The Diploma in Tropical Medicine and Hygiene is one of the oldest and most respected postgraduate qualifications in global health. From 2024, its administration transferred from the Royal College of Physicians to the Worshipful Society of Apothecaries — bringing a new online delivery format, updated regulations, and revised administrative processes. The clinical content remains rooted in the same rigorous standard, but the exam experience has changed.
This guide covers everything you need to know about the new format.
The Four Papers
The DTM&H examination consists of four papers, all sat on the same day, online with remote invigilation. The 2026 exam takes place on Wednesday 27 May 2026 (09:30-17:30 GMT). Fee: £570.
Papers 1 and 2 — MCQ Papers (Clinical Tropical Medicine). Two multiple-choice papers covering the breadth of clinical tropical medicine: infectious diseases, parasitology, epidemiology, diagnosis, treatment, and clinical management. These papers test the 60% of the curriculum dedicated to clinical tropical medicine.

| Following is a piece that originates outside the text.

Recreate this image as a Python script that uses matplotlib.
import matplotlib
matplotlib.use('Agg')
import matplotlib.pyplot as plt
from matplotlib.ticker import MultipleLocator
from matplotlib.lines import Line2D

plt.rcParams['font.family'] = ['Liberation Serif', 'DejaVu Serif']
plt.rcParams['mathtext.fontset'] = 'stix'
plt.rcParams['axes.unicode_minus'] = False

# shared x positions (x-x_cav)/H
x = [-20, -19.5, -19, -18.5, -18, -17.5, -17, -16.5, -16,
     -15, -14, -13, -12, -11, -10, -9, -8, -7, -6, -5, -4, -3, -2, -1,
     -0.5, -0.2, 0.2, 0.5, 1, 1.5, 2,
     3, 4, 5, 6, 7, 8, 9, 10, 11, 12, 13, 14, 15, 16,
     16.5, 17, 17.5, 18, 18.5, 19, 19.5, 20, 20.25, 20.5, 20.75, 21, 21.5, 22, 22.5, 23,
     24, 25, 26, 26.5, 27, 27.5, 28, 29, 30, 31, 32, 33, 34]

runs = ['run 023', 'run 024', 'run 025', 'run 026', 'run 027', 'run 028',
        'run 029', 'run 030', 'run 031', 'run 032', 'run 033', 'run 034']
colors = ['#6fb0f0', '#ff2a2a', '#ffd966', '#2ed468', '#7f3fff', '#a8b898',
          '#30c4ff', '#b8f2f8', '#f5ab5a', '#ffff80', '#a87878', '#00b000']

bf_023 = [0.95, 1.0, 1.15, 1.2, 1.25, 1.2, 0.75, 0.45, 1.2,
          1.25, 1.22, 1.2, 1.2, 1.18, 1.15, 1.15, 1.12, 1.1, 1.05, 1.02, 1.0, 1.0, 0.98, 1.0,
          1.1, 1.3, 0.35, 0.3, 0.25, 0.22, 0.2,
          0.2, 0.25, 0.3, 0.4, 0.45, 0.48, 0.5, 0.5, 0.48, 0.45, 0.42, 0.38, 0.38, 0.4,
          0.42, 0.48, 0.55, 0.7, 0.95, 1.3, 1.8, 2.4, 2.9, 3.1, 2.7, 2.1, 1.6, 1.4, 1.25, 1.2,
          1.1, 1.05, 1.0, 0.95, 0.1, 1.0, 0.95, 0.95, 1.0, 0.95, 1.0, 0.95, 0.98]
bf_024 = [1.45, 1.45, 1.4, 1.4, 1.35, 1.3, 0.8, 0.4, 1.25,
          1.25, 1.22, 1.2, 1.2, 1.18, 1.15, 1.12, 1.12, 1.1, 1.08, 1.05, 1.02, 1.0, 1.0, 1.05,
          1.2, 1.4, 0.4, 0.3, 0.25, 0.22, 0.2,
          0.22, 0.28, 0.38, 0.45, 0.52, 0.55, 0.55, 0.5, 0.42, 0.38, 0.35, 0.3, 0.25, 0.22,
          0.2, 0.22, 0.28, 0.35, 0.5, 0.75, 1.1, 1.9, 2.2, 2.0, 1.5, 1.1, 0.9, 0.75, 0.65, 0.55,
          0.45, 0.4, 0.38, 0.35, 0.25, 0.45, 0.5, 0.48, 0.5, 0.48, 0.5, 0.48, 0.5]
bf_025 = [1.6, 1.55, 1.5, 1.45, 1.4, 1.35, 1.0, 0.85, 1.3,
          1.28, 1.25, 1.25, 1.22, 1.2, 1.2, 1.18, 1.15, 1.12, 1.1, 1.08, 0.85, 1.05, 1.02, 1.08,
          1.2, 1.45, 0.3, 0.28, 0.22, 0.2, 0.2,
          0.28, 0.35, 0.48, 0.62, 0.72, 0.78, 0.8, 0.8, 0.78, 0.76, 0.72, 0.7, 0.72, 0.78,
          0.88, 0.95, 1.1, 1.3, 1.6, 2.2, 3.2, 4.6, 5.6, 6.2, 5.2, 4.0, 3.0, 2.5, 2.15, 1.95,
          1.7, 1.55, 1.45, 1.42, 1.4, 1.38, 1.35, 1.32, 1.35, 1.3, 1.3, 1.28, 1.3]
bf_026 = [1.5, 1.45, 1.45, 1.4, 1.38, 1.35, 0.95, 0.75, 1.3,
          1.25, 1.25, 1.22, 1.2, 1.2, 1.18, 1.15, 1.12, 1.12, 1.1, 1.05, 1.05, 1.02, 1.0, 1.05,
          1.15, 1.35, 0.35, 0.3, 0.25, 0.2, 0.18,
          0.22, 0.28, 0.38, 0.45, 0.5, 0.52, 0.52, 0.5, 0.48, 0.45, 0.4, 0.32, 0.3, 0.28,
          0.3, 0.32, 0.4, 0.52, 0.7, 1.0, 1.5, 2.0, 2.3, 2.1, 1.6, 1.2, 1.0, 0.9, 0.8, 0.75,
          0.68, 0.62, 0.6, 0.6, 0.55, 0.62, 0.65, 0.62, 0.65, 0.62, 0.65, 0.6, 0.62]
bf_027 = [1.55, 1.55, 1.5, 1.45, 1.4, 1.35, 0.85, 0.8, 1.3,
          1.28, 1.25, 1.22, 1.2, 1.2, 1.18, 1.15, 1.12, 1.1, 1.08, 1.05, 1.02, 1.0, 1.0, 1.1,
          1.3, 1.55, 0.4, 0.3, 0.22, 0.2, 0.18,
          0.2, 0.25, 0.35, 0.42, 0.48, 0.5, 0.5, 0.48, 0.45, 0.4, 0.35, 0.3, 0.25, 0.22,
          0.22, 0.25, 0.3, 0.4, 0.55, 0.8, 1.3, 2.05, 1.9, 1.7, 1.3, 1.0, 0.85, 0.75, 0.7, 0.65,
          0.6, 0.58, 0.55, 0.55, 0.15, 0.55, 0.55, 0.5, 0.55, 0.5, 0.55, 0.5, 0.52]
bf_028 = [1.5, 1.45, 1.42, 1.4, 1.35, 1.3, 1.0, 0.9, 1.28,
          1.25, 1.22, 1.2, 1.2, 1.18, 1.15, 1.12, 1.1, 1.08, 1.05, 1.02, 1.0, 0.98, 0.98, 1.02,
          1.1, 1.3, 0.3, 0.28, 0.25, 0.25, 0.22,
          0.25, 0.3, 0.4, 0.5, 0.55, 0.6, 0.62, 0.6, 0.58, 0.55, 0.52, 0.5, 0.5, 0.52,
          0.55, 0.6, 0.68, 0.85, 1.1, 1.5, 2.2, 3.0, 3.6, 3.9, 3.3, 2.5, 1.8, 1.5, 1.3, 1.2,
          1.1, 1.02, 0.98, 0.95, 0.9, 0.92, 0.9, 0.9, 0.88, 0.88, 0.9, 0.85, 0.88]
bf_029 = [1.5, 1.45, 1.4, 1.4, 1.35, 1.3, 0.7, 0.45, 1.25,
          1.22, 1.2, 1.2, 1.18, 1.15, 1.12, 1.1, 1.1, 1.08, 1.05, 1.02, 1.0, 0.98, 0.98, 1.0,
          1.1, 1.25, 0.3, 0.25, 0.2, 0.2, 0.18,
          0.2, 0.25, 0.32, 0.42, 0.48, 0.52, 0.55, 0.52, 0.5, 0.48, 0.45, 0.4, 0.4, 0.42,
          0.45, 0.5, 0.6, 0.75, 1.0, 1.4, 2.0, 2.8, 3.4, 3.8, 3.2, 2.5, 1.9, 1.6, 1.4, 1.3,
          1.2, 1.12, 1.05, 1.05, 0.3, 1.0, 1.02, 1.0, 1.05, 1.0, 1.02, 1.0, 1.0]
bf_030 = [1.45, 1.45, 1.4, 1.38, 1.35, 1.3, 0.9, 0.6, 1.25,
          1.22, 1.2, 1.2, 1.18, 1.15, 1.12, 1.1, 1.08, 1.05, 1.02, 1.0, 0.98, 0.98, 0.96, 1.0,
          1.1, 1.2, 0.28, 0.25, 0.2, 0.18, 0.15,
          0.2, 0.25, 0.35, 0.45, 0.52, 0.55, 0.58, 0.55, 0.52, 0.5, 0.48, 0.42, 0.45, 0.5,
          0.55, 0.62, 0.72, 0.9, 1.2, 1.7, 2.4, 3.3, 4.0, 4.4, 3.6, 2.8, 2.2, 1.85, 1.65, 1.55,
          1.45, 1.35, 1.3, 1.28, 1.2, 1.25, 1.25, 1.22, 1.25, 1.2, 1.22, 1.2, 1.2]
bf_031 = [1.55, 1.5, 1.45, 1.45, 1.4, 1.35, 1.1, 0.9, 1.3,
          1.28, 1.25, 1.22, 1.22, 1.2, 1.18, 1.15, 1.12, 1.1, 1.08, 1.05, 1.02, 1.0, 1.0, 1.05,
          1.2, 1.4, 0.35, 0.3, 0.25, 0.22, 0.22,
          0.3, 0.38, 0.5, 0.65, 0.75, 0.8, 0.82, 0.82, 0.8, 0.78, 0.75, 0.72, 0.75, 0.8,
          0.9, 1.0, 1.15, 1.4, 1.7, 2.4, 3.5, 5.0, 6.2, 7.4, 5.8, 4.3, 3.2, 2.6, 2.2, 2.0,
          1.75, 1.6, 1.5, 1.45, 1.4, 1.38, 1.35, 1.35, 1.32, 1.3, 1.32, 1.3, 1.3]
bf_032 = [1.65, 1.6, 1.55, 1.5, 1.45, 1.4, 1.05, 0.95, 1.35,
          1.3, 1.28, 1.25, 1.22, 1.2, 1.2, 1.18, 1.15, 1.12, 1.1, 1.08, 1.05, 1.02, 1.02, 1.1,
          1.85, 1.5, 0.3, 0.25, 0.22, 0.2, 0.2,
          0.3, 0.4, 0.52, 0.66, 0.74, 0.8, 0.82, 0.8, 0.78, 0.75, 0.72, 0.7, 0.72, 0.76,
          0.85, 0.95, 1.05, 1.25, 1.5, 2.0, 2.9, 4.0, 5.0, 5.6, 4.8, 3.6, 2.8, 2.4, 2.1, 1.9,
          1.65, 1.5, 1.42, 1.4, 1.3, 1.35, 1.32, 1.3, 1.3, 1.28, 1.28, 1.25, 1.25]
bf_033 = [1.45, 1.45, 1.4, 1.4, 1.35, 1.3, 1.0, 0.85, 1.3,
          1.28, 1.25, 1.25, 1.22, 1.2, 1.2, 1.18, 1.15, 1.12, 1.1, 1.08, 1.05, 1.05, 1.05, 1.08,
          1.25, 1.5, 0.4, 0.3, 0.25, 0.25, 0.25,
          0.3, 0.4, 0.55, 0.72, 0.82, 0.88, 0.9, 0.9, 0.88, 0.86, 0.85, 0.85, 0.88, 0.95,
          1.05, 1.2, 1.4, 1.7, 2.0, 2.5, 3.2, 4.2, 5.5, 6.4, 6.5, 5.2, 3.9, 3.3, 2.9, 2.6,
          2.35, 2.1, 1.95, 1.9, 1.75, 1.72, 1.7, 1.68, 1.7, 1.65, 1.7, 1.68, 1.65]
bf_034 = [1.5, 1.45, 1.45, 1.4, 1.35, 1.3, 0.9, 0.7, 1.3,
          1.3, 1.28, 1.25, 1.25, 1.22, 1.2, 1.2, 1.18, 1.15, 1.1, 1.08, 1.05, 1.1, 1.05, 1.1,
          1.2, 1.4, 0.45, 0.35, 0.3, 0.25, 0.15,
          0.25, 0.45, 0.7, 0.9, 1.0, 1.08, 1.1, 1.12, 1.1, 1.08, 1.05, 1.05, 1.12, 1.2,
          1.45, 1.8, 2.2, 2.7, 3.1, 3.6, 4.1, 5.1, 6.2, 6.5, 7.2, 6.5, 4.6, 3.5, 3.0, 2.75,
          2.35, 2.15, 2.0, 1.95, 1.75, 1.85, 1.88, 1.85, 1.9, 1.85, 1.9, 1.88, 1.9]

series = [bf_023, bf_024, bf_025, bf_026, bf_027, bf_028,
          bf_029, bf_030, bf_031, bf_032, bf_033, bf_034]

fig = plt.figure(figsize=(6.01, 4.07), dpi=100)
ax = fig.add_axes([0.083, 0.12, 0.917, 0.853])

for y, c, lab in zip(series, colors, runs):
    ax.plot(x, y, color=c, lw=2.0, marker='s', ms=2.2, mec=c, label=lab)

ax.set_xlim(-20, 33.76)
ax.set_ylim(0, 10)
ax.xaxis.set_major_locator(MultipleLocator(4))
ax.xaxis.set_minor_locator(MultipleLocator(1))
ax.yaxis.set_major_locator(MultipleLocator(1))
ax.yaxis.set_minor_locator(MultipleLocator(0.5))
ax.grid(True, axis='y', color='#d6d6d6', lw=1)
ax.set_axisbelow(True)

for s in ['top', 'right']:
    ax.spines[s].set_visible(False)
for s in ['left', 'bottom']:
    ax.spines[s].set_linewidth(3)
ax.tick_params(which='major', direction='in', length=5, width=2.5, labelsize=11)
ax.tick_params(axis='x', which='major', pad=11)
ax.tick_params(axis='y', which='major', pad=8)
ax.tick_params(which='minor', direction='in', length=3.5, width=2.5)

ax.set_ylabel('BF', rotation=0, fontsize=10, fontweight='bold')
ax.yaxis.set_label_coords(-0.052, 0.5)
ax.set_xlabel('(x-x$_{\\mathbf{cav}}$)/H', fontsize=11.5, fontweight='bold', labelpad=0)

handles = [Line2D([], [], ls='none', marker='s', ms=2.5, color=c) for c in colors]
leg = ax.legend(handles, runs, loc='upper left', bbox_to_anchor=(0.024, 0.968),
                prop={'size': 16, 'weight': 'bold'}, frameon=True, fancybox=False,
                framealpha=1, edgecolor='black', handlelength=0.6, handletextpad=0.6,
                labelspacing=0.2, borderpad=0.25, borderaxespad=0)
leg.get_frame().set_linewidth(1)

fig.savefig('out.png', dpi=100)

Paper 3 — SSQ Paper (Preventive Medicine & International Public Health). 1 hour. 10 short-answer/essay questions; candidates must answer exactly 5 (and indicate which 5). Each question is worth 20 marks; 100 marks total. Previously called the Short Essay Question (SEQ) paper. Covers the 25% of the curriculum dedicated to preventive medicine, public health, WASH, health systems, epidemiology, and global health policy.
Paper 4 — SAQ Paper (Diagnostic Parasitology & Medical Entomology). 1.5 hours. 50 images of parasites or arthropods with associated short-answer questions. Each question is worth 3 marks; 150 marks total. This is the paper that candidates either love or fear — it tests visual identification of parasites, vectors, and arthropods from microscopy images, photographs, and diagrams.
Scoring and Pass Criteria
All papers are marked and pass marks set using the Angoff method. To pass overall, candidates must achieve the combined pass mark across all four papers. There is a compensation rule: if you achieve the overall pass mark but fail one component (and that component is not below 40% of its pass mark), you can still pass overall. This compensatory mechanism applies to one component only.
If you fail the examination, all papers must be retaken — individual paper passes do not carry forward. The whole examination must be completed within 5 years of the first attempt.
Approved Courses
You must complete an approved course before sitting the exam. The recognised courses include LSHTM (London School of Hygiene & Tropical Medicine) — full-time, 3 months, London. Widely considered the gold standard; includes extensive laboratory parasitology. LSTM (Liverpool School of Tropical Medicine) — full-time, 3 months, Liverpool. Strong clinical focus with hospital tropical medicine exposure. University of Glasgow — part-time online, approximately 6 months (September-May). Designed for working doctors. Includes face-to-face laboratory sessions at international centres. University of Sheffield — part-time, designed for busy clinicians. Shares tutorials with Glasgow. MSF Global Health & Humanitarian Medicine (GHHM) — UK and South Asia courses. Humanitarian medicine focus alongside tropical medicine. Various ASTMH-approved international courses (Nagasaki, Bangkok, etc.).
Each course has a minimum requirement of 12 hours microscopy/practical parasitology teaching. This is essential — Paper 4 tests visual identification skills that cannot be learned from textbooks alone.
How to Prepare
For the MCQ papers: iatroX offers a DTM&H curriculum-mapped question bank with over 600 questions, accessible through a single subscription that provides access to multiple Q-banks. The questions cover clinical tropical medicine, parasitology, preventive medicine, and public health with adaptive spaced repetition targeting your weakest areas. Use this daily throughout your course — the spaced repetition ensures material from the start of the course is retained through to the May exam.
For the SSQ paper: Practise essay writing under timed conditions. Each answer should be structured (introduction, key points, conclusion), evidence-referenced, and concise — you have 12 minutes per question. The topics tested are broad: WASH, immunisation programmes, health systems strengthening, disease control programmes, maternal and child health, NCDs in tropical settings, and epidemiological methods.
For the SAQ parasitology paper: There is no substitute for microscopy hours. Practise identifying parasites from slides, images, and photographs. Learn the key morphological features that distinguish similar-looking organisms. The iatroX DTM&H Q-Bank includes parasitology questions, and Ask iatroX provides instant reference for parasite identification and management.
General reference: Ask iatroX provides clinical reference for tropical medicine management pathways — useful during your course and during the revision period.
Key Dates for 2026
Application opens: check the Apothecaries website. Application closes: Tuesday 10 March 2026. Exam date: Wednesday 27 May 2026 (online). Fee: £570.